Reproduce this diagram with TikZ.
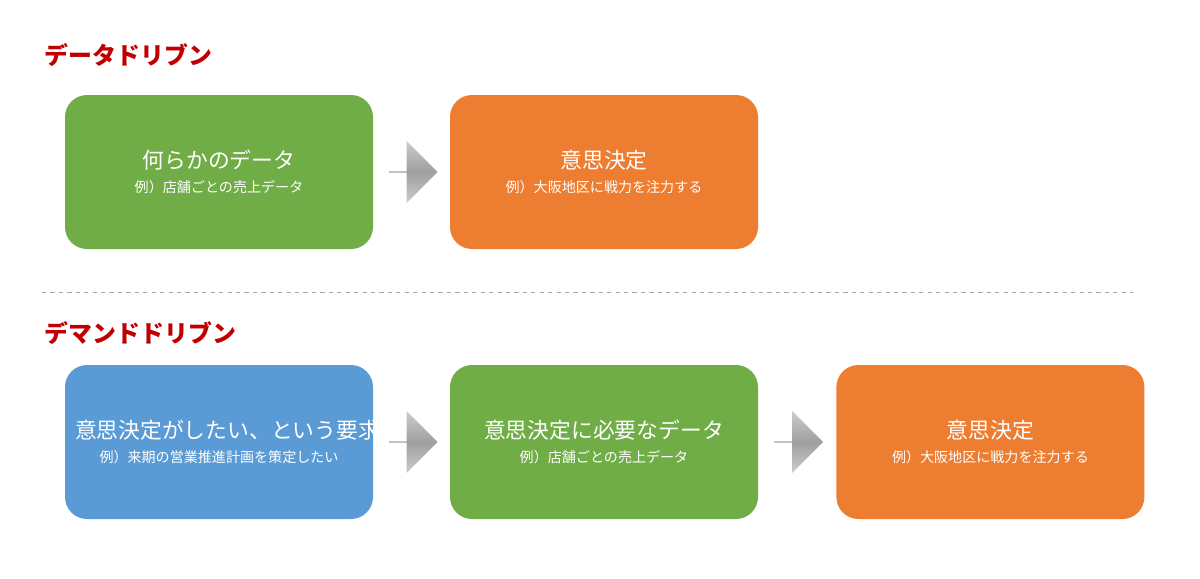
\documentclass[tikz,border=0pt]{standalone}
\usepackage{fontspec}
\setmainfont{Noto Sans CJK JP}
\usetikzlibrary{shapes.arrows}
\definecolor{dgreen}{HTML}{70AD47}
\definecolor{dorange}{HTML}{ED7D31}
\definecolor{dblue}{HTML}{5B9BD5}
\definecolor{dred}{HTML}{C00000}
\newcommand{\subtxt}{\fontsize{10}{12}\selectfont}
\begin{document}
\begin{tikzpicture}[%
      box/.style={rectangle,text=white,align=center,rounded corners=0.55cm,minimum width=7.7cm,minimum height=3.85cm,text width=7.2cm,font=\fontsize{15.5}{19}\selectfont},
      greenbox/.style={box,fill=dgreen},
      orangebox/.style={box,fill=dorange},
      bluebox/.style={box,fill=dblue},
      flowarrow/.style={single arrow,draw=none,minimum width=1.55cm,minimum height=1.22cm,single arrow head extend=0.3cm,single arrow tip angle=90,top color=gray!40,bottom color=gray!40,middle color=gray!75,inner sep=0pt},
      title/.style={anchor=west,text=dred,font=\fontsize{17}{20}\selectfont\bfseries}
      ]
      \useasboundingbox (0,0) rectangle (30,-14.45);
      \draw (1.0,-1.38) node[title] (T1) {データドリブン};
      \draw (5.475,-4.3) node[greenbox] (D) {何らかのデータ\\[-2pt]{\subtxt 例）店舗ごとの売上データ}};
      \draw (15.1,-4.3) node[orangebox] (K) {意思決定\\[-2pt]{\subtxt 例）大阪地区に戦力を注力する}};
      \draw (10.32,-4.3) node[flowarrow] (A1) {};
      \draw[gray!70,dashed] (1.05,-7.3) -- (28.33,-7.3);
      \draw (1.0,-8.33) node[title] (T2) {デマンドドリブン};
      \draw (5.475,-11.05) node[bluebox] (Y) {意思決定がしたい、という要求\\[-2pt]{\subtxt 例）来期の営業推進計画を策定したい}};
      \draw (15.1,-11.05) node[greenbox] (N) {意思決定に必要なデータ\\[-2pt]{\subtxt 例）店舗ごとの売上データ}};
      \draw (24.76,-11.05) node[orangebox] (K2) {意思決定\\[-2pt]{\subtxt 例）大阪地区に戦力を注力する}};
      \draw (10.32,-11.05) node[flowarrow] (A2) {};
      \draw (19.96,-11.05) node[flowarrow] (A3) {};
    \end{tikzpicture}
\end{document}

◇ ◇ ◇

Reproduce the data above in full, exactly as it is, with the pictures left out.

Reproduce this diagram with TikZ.
\documentclass[tikz,border=0pt]{standalone}
\usepackage{fontspec}
\setmainfont{Noto Sans CJK JP}
\usetikzlibrary{shapes.arrows}
\definecolor{dgreen}{HTML}{70AD47}
\definecolor{dorange}{HTML}{ED7D31}
\definecolor{dblue}{HTML}{5B9BD5}
\definecolor{dred}{HTML}{C00000}
\newcommand{\subtxt}{\fontsize{10}{12}\selectfont}
\begin{document}
\begin{tikzpicture}[%
      box/.style={rectangle,text=white,align=center,rounded corners=0.55cm,minimum width=7.7cm,minimum height=3.85cm,text width=7.2cm,font=\fontsize{15.5}{19}\selectfont},
      greenbox/.style={box,fill=dgreen},
      orangebox/.style={box,fill=dorange},
      bluebox/.style={box,fill=dblue},
      flowarrow/.style={single arrow,draw=none,minimum width=1.55cm,minimum height=1.22cm,single arrow head extend=0.3cm,single arrow tip angle=90,top color=gray!40,bottom color=gray!40,middle color=gray!75,inner sep=0pt},
      title/.style={anchor=west,text=dred,font=\fontsize{17}{20}\selectfont\bfseries}
      ]
      \useasboundingbox (0,0) rectangle (30,-14.45);
      \draw (1.0,-1.38) node[title] (T1) {データドリブン};
      \draw (5.475,-4.3) node[greenbox] (D) {何らかのデータ\\[-2pt]{\subtxt 例）店舗ごとの売上データ}};
      \draw (15.1,-4.3) node[orangebox] (K) {意思決定\\[-2pt]{\subtxt 例）大阪地区に戦力を注力する}};
      \draw (10.32,-4.3) node[flowarrow] (A1) {};
      \draw[gray!70,dashed] (1.05,-7.3) -- (28.33,-7.3);
      \draw (1.0,-8.33) node[title] (T2) {デマンドドリブン};
      \draw (5.475,-11.05) node[bluebox] (Y) {意思決定がしたい、という要求\\[-2pt]{\subtxt 例）来期の営業推進計画を策定したい}};
      \draw (15.1,-11.05) node[greenbox] (N) {意思決定に必要なデータ\\[-2pt]{\subtxt 例）店舗ごとの売上データ}};
      \draw (24.76,-11.05) node[orangebox] (K2) {意思決定\\[-2pt]{\subtxt 例）大阪地区に戦力を注力する}};
      \draw (10.32,-11.05) node[flowarrow] (A2) {};
      \draw (19.96,-11.05) node[flowarrow] (A3) {};
    \end{tikzpicture}
\end{document}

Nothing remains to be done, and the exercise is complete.